Ukip has accused one if its top candidates of attempting to damage the party days before the elections by calling for a change of leadership in Scotland.
Alan Melville, lead candidate for the Lothian region in the Scottish Parliament election, said the party "stands on the brink of disintegration and all-out civil war" in Scotland.
He has become the most high profile party member to call for the removal of David Coburn MEP, Ukip's only parliamentarian in Scotland, as leader north of the border.
Ukip national leader Nigel Farage stood shoulder-to-shoulder with Mr Coburn last month to dismiss calls for a coup by a group of members who were not selected for election, describing them as "a few disappointed people who are not in positions to win seats".
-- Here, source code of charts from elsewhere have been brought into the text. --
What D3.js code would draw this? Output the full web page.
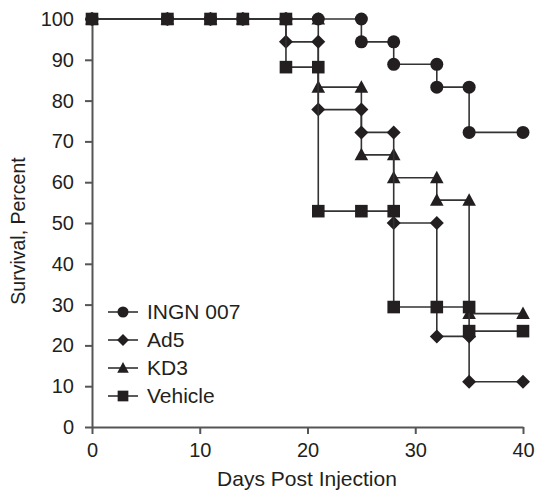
<!DOCTYPE html>
<html lang="en">
<head>
<meta charset="utf-8">
<title>Survival curves</title>
<script src="https://d3js.org/d3.v7.min.js"></script>
<style>
  body { margin: 0; background: #fff; }
  svg { display: block; font-family: "Liberation Sans", Arial, Helvetica, sans-serif; }
  .axis text { font-size: 20px; fill: #231f20; }
  .axis path, .axis line { stroke: #555; stroke-width: 2px; }
</style>
</head>
<body>
<script>
// data (survival in percent at each step point)
const ingnDays = [0, 7, 11, 14, 18, 21, 25, 25, 28, 28, 32, 32, 35, 35, 40];
const ingnSurv = [100, 100, 100, 100, 100, 100, 100, 94.4, 94.4, 88.9, 88.9, 83.3, 83.3, 72.2, 72.2];

const ad5Days = [0, 7, 11, 14, 18, 18, 21, 21, 25, 25, 28, 28, 32, 32, 35, 35, 40];
const ad5Surv = [100, 100, 100, 100, 100, 94.4, 94.4, 77.8, 77.8, 72.2, 72.2, 50, 50, 22.2, 22.2, 11.1, 11.1];

const kd3Days = [0, 7, 11, 14, 18, 21, 21, 25, 25, 28, 28, 32, 32, 35, 35, 40];
const kd3Surv = [100, 100, 100, 100, 100, 100, 83.3, 83.3, 66.7, 66.7, 61.1, 61.1, 55.6, 55.6, 27.8, 27.8];

const vehDays = [0, 7, 11, 14, 18, 18, 21, 21, 25, 28, 28, 32, 35, 35, 40];
const vehSurv = [100, 100, 100, 100, 100, 88.2, 88.2, 52.9, 52.9, 52.9, 29.4, 29.4, 29.4, 23.5, 23.5];

const seriesNames = ["INGN 007", "Ad5", "KD3", "Vehicle"];
const xTicks = [0, 10, 20, 30, 40];
const yTicks = [0, 10, 20, 30, 40, 50, 60, 70, 80, 90, 100];

const w = 536, h = 493;
const svg = d3.select("body").append("svg")
    .attr("width", w)
    .attr("height", h);

const xScale = d3.scaleLinear().domain([0, 40]).range([92, 523]);
const yScale = d3.scaleLinear().domain([0, 100]).range([427, 19]);

// marker shapes
function shapePath(kind) {
    if (kind === "circle") return d3.symbol(d3.symbolCircle, Math.PI * 6.5 * 6.5)();
    if (kind === "square") return "M-6.3,-6.3H6.3V6.3H-6.3Z";
    if (kind === "diamond") return "M0,-7L7,0L0,7L-7,0Z";
    return "M0,-7L6.8,5.5H-6.8Z"; // triangle
}

const series = [
    { name: seriesNames[0], days: ingnDays, surv: ingnSurv, shape: "circle" },
    { name: seriesNames[1], days: ad5Days, surv: ad5Surv, shape: "diamond" },
    { name: seriesNames[2], days: kd3Days, surv: kd3Surv, shape: "triangle" },
    { name: seriesNames[3], days: vehDays, surv: vehSurv, shape: "square" }
];
// bottom to top drawing order
const drawOrder = [2, 1, 0, 3];

// axes
svg.append("g")
    .attr("class", "x axis")
    .attr("transform", `translate(0,${yScale(0)})`)
    .call(d3.axisBottom(xScale).tickValues(xTicks).tickSize(7).tickSizeOuter(0).tickPadding(9));

svg.append("g")
    .attr("class", "y axis")
    .attr("transform", `translate(${xScale(0)},0)`)
    .call(d3.axisLeft(yScale).tickValues(yTicks).tickSize(7).tickSizeOuter(0).tickPadding(11));

const line = d3.line()
    .x(d => xScale(d[0]))
    .y(d => yScale(d[1]));

drawOrder.forEach(i => {
    const s = series[i];
    const pts = s.days.map((d, j) => [d, s.surv[j]]);
    const g = svg.append("g");
    g.append("path")
        .datum(pts)
        .attr("d", line)
        .attr("fill", "none")
        .attr("stroke", "#333")
        .attr("stroke-width", 1.6);
    g.selectAll("path.mk")
        .data(pts)
        .enter()
        .append("path")
        .attr("class", "mk")
        .attr("d", shapePath(s.shape))
        .attr("transform", d => `translate(${xScale(d[0])},${yScale(d[1])})`)
        .attr("fill", "#231f20");
});

// legend
const legend = svg.append("g").attr("transform", "translate(108,312)");
series.forEach((s, i) => {
    const row = legend.append("g").attr("transform", `translate(0,${i * 28})`);
    row.append("line")
        .attr("x1", 0).attr("x2", 30)
        .attr("stroke", "#333").attr("stroke-width", 1.6);
    row.append("path")
        .attr("d", shapePath(s.shape))
        .attr("transform", "translate(15,0) scale(0.85)")
        .attr("fill", "#231f20");
    row.append("text")
        .attr("x", 39)
        .attr("y", 0)
        .attr("dy", "0.35em")
        .attr("font-size", 21)
        .attr("fill", "#231f20")
        .text(s.name);
});

// axis titles
svg.append("text")
    .attr("x", 307)
    .attr("y", 486)
    .attr("text-anchor", "middle")
    .attr("font-size", 21)
    .attr("fill", "#231f20")
    .text("Days Post Injection");

svg.append("text")
    .attr("transform", "translate(25,231) rotate(-90)")
    .attr("text-anchor", "middle")
    .attr("font-size", 19.5)
    .attr("fill", "#231f20")
    .text("Survival, Percent");
</script>
</body>
</html>
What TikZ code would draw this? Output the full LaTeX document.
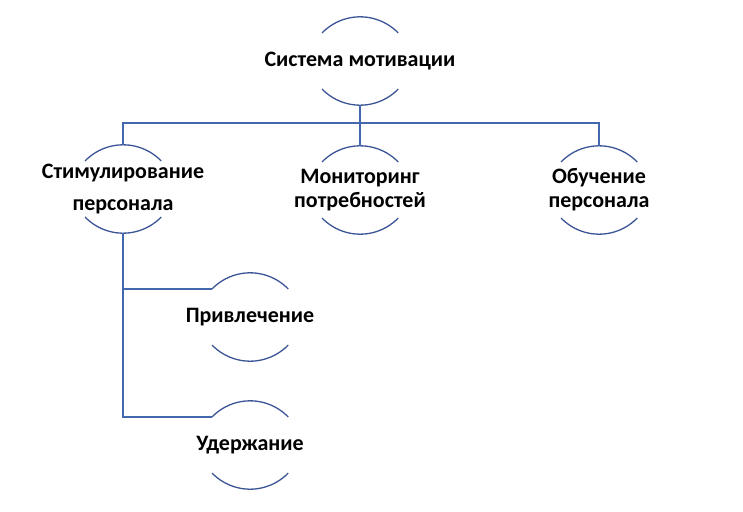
\documentclass[tikz,border=0pt]{standalone}
\usepackage{fontspec}
\setmainfont{Carlito}
\usetikzlibrary{positioning, calc}

\definecolor{linkblue}{RGB}{68,104,176}
\definecolor{rimblue}{RGB}{58,84,150}

\tikzset{
  unit/.style={minimum height=88pt, minimum width=76pt, inner sep=0pt, align=center},
  link/.style={draw=linkblue, line width=1.5pt},
  rim/.style={draw=rimblue, line width=1.3pt}
}

\begin{document}
\begin{tikzpicture}[x=1pt, y=1pt]\fontsize{22}{24}\selectfont\bfseries
  \useasboundingbox (0,0) rectangle (743,-511);

  \node[unit] (sys)  at (360,-61)  {Система мотивации};
  \node[unit] (stim) at (123,-189) {Стимулирование\\[8pt]персонала};
  \node[unit] (mon)  at (360,-190) {Мониторинг\\потребностей};
  \node[unit] (obu)  at (599,-190) {Обучение\\персонала};
  \node[unit] (priv) at (250,-317) {Привлечение};
  \node[unit] (uder) at (250,-445) {Удержание};

  % upper and lower rims of every unit
  \foreach \n in {sys,stim,mon,obu,priv,uder}{
    \coordinate (\n-tl) at ([shift={(-38pt,28pt)}]\n.center);
    \draw[rim] (\n-tl) arc[start angle=136, end angle=44, radius=53pt];
    \draw[rim] ([shift={(-38pt,-28pt)}]\n.center) arc[start angle=224, end angle=316, radius=53pt];
  }

  \draw[link] (sys.south) -- (mon.north);
  \draw[link] (stim.north) |- ([yshift=-18pt]sys.south) -| (obu.north);
  \draw[link] (stim.south) |- (uder-tl);
  \draw[link] (stim.south |- priv-tl) -- (priv-tl);
\end{tikzpicture}
\end{document}
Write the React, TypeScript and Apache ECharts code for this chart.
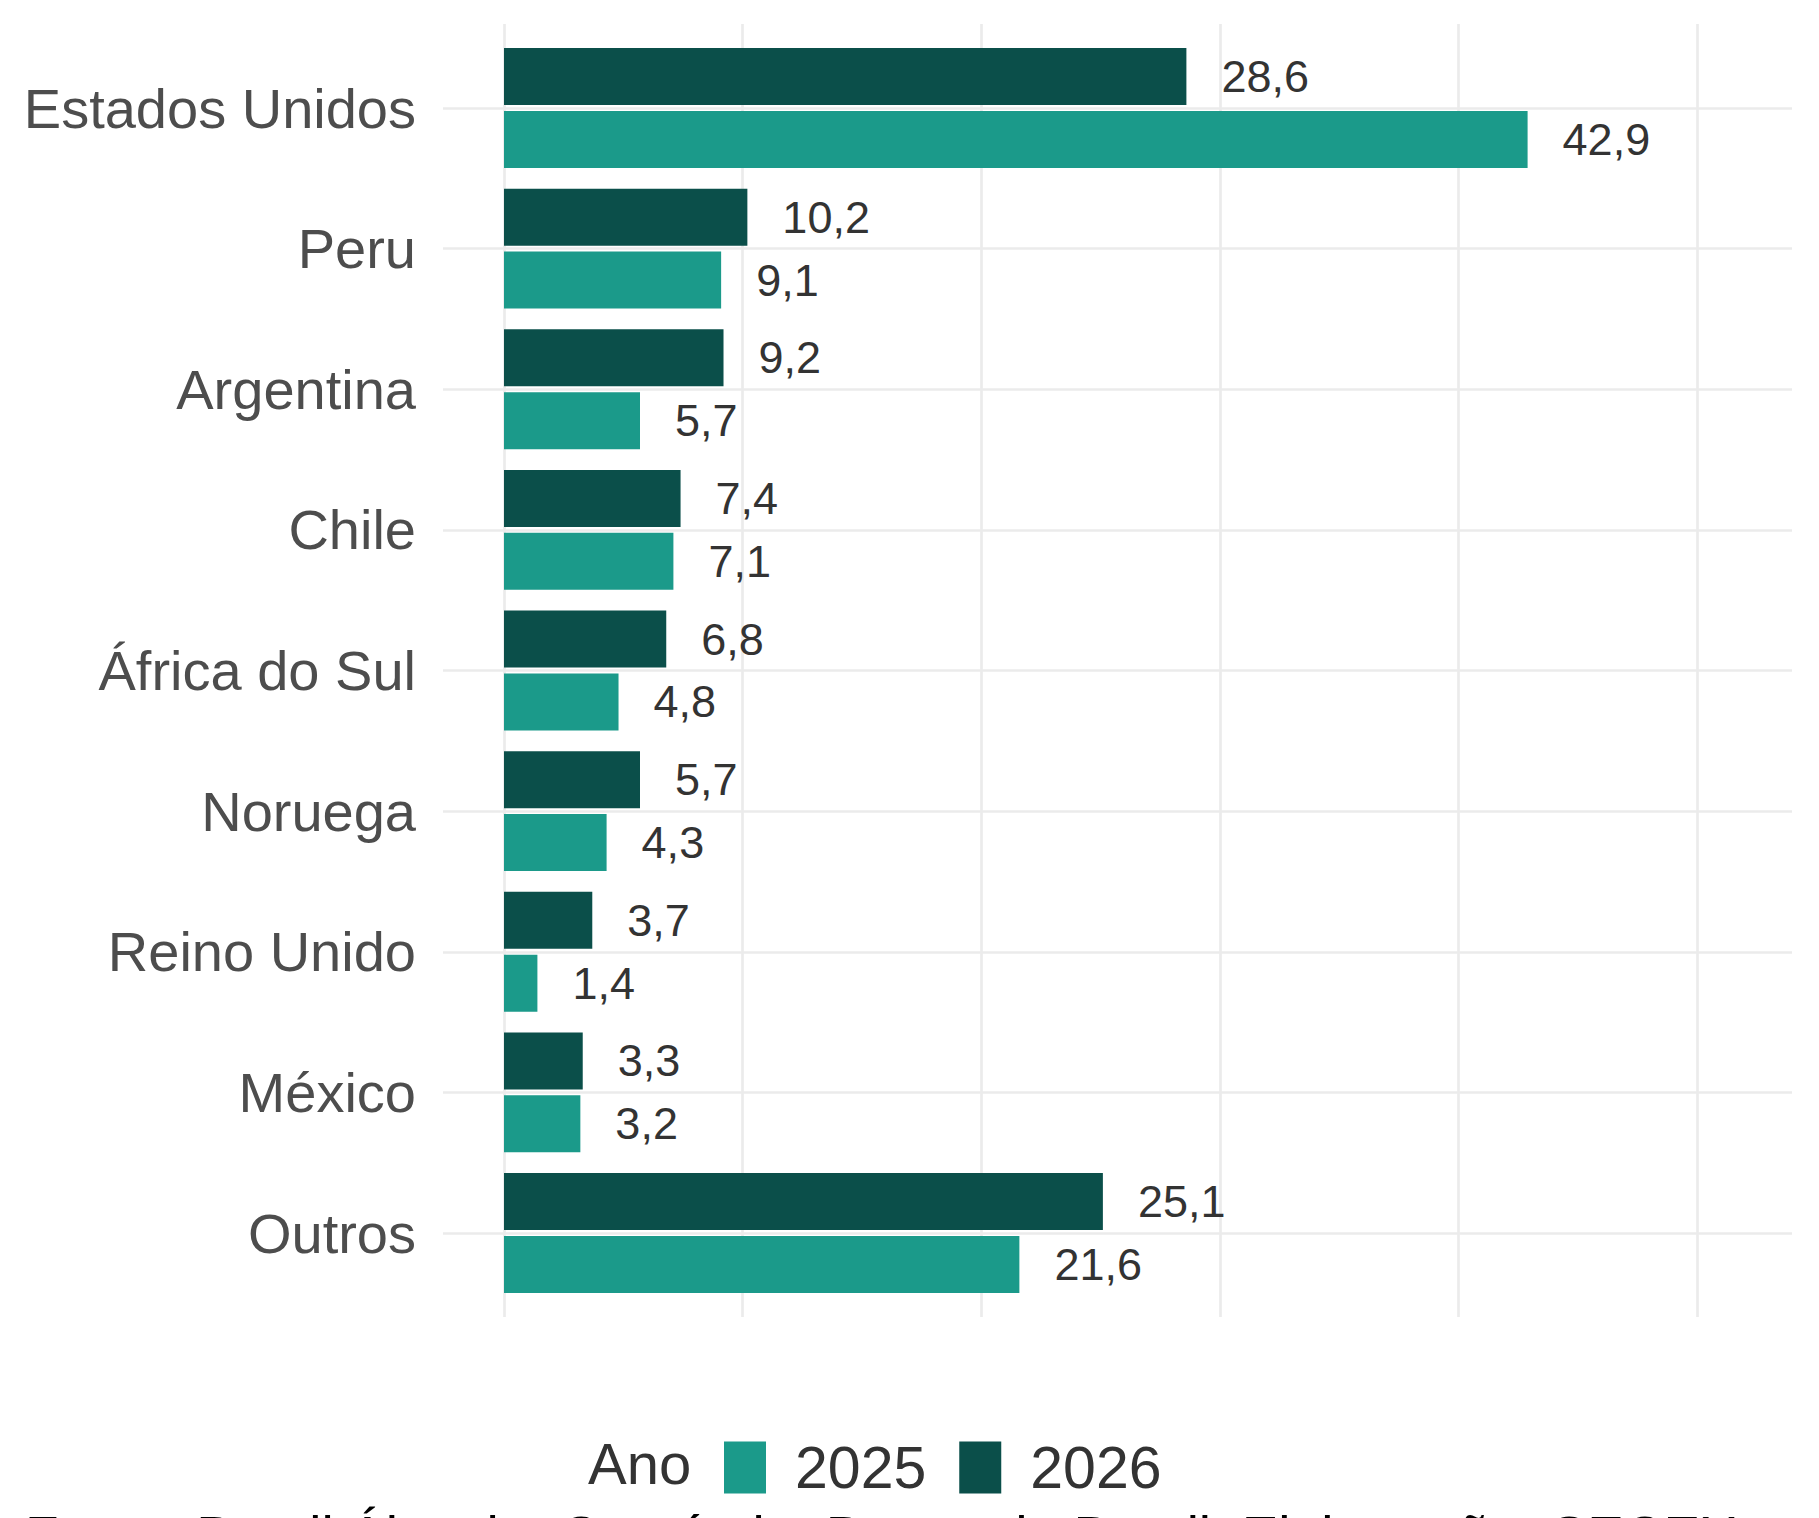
import React, { useEffect, useRef } from "react";
import * as echarts from "echarts";

const categories = ["Estados Unidos", "Peru", "Argentina", "Chile", "África do Sul", "Noruega", "Reino Unido", "México", "Outros"];
const values2025 = [42.9, 9.1, 5.7, 7.1, 4.8, 4.3, 1.4, 3.2, 21.6];
const values2026 = [28.6, 10.2, 9.2, 7.4, 6.8, 5.7, 3.7, 3.3, 25.1];
const seriesNames = ["2025", "2026"];
const xTicks = [0, 10, 20, 30, 40, 50];
const legendTitle = "Ano";
const caption = "Fonte: Brasil Álcool e Comércio; Banco do Brasil; Elaboração: SECEX";

const W = 1819;
const H = 1518;
const FONT = "'Liberation Sans', Arial, sans-serif";
const PANEL_L = 443;
const PANEL_R = 1792;
const PANEL_T = 24;
const PANEL_B = 1317;
const ZERO_X = 504;
const PX_PER_UNIT = 23.86;
const CAT_FIRST_Y = 108;
const CAT_LAST_Y = 1233;
const COLOR_2025 = "#1B9A8A";
const COLOR_2026 = "#0B4F4A";
const GRID_COLOR = "#EBEBEB";
const GRID_W = 2.7;

function fmt(v: number) {
  return v.toFixed(1).replace(".", ",");
}

export default function App() {
  const ref = useRef<HTMLDivElement>(null);
  useEffect(() => {
    if (!ref.current) return;
    const chart = echarts.init(ref.current, undefined, { renderer: "svg", width: W, height: H });
    const xMax = xTicks[xTicks.length - 1];
    const tickStep = xTicks[1] - xTicks[0];
    const band = (CAT_LAST_Y - CAT_FIRST_Y) / (categories.length - 1);
    const dataWidth = xMax * PX_PER_UNIT;
    const labelStyle = {
      show: true,
      position: "right" as const,
      distance: 35,
      fontSize: 45,
      color: "#333333",
      fontFamily: FONT,
      formatter: (p: any) => fmt(p.value),
    };
    chart.setOption({
      animation: false,
      backgroundColor: "#ffffff",
      textStyle: { fontFamily: FONT },
      grid: [
        { left: ZERO_X, width: dataWidth, top: CAT_FIRST_Y - band / 2, height: band * categories.length, containLabel: false },
        { left: ZERO_X, width: dataWidth, top: PANEL_T, height: PANEL_B - PANEL_T, containLabel: false },
        { left: PANEL_L, width: PANEL_R - PANEL_L, top: CAT_FIRST_Y, height: CAT_LAST_Y - CAT_FIRST_Y, containLabel: false },
      ],
      xAxis: [
        { type: "value", gridIndex: 0, min: 0, max: xMax, show: false },
        {
          type: "value",
          gridIndex: 1,
          min: 0,
          max: xMax,
          interval: tickStep,
          axisLine: { show: false },
          axisTick: { show: false },
          axisLabel: { show: false },
          splitLine: { show: true, lineStyle: { color: GRID_COLOR, width: GRID_W } },
        },
        { type: "value", gridIndex: 2, min: 0, max: 1, show: false },
      ],
      yAxis: [
        {
          type: "category",
          gridIndex: 0,
          data: categories,
          inverse: true,
          axisLine: { show: false },
          axisTick: { show: false },
          splitLine: { show: false },
          axisLabel: {
            margin: ZERO_X - 416,
            fontSize: 56,
            color: "#4D4D4D",
            fontFamily: FONT,
          },
        },
        { type: "value", gridIndex: 1, min: 0, max: 1, show: false },
        {
          type: "value",
          gridIndex: 2,
          min: 0,
          max: categories.length - 1,
          interval: 1,
          axisLine: { show: false },
          axisTick: { show: false },
          axisLabel: { show: false },
          splitLine: { show: true, lineStyle: { color: GRID_COLOR, width: GRID_W } },
        },
      ],
      legend: {
        data: seriesNames,
        left: 719,
        top: 1433,
        orient: "horizontal",
        icon: "rect",
        itemWidth: 42,
        itemHeight: 52,
        itemGap: 33,
        selectedMode: false,
        textStyle: { fontSize: 59, color: "#333333", fontFamily: FONT, padding: [0, 0, 0, 24] },
      },
      graphic: [
        {
          type: "text",
          x: 588,
          y: 1463,
          style: { text: legendTitle, fontSize: 58, fill: "#333333", fontFamily: FONT, verticalAlign: "middle" },
        },
        {
          type: "text",
          x: 25,
          y: 1536,
          style: { text: caption, fontSize: 55, fill: "#000000", fontFamily: FONT, verticalAlign: "middle" },
        },
      ],
      series: [
        {
          name: seriesNames[1],
          type: "bar",
          xAxisIndex: 0,
          yAxisIndex: 0,
          data: values2026,
          barWidth: "40.5%",
          barGap: "10.5%",
          itemStyle: { color: COLOR_2026 },
          label: labelStyle,
        },
        {
          name: seriesNames[0],
          type: "bar",
          xAxisIndex: 0,
          yAxisIndex: 0,
          data: values2025,
          barWidth: "40.5%",
          barGap: "10.5%",
          itemStyle: { color: COLOR_2025 },
          label: labelStyle,
        },
      ],
    });
    return () => chart.dispose();
  }, []);
  return (
    <div
      ref={ref}
      style={{ position: "fixed", left: 0, top: 0, width: W, height: H, background: "#ffffff", overflow: "hidden" }}
    />
  );
}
But Mr Melville said disquiet within the party goes much higher than a few disappointed members.
In comments reported by the BBC, Mr Melville said: "The ongoing allegations of personal bias and the bypassing of independent assessment remain extremely damaging to David personally and to the wider party.
"Waffle about 'disappointed candidates' and 'jealousy' do not hold water when you consider the abilities of those candidates not selected when compared to many of those in high position."
He said a leadership change is the "only way to save the party".
A Ukip spokesman said: "Mr Melville has had months to raise any concerns he may have but he has remained silent until four days before the election.
"I think that's a sign that he is trying his best to damage the party rather than air any genuine concerns, at a time that he should really be telling the public what he can do for them if they elect him.
"He is clearly one of the very small bitter and twisted gang, which is a shame for him as he will miss out on Ukip moving forward and making the successes we will achieve this year and in future."
West of Scotland Ukip candidate Robert Malyn quit on Sunday.
It is unclear whether Ukip can remove Mr Melville from the Lothian list so close to the election.
The Scottish party is understood to be focussing its attention on the Holyrood campaign, and is unlikely to consider whether to discipline Mr Melville for his remarks until after the elections on Thursday.